### [Given instruction]
Scan the listing below. Report each line that includes "matplotlib".

### [Dataset entries]
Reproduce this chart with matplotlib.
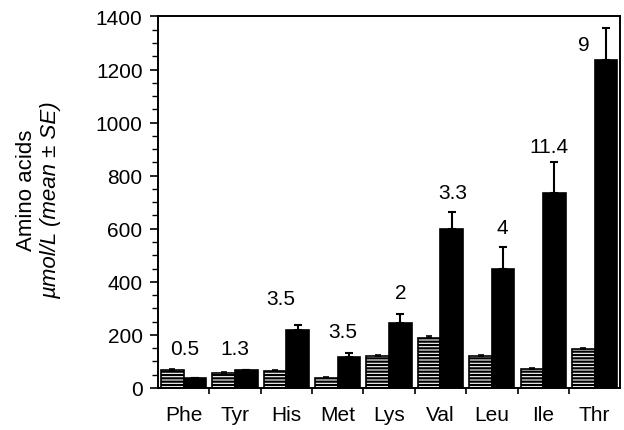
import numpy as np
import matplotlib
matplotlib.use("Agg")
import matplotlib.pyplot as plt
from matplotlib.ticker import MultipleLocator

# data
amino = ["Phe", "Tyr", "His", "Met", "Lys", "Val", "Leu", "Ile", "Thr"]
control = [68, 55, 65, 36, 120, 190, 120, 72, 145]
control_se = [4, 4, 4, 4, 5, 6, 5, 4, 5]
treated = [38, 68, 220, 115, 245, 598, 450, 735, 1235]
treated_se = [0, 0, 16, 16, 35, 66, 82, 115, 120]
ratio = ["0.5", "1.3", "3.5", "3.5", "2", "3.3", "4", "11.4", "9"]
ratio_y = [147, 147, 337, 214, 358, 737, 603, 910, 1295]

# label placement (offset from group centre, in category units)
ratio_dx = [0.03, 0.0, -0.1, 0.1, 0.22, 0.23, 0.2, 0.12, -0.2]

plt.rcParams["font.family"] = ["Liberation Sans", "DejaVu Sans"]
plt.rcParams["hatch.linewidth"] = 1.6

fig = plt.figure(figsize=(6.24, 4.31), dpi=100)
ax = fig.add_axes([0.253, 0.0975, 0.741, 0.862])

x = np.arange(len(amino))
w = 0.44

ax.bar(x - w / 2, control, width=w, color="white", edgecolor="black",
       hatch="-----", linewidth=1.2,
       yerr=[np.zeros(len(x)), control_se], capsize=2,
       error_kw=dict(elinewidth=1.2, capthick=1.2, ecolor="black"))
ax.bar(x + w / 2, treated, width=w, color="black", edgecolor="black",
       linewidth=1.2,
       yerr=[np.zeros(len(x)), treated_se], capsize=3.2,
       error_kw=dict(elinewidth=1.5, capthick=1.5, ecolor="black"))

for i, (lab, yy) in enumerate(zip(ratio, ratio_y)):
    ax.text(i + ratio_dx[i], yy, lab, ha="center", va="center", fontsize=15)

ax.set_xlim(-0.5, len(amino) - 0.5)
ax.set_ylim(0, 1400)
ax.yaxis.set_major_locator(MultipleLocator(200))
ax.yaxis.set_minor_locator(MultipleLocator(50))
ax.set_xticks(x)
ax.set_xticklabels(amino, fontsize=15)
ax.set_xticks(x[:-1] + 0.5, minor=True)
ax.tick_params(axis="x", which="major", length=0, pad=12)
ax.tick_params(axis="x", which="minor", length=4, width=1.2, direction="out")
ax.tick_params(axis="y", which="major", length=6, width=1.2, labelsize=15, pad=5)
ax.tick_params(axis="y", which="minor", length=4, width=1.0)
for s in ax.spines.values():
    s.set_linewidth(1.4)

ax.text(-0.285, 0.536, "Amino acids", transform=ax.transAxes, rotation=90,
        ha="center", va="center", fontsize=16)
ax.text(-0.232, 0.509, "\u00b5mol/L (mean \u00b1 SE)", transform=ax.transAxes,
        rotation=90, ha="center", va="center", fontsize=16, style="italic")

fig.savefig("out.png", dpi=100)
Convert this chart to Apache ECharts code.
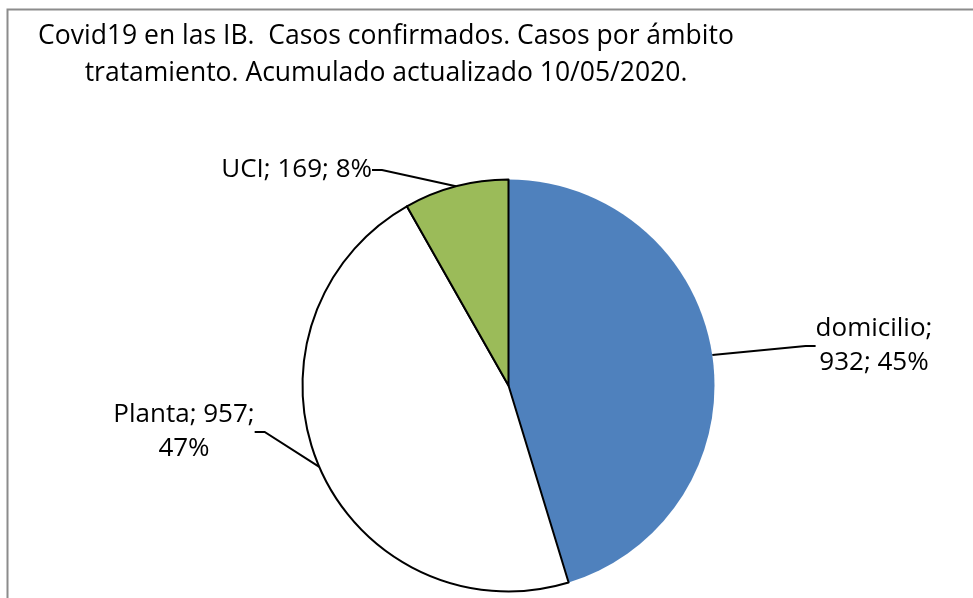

### [Exercise result]
Reproduce this chart with matplotlib.
import matplotlib
matplotlib.use("Agg")
import matplotlib.pyplot as plt
from matplotlib.ticker import MultipleLocator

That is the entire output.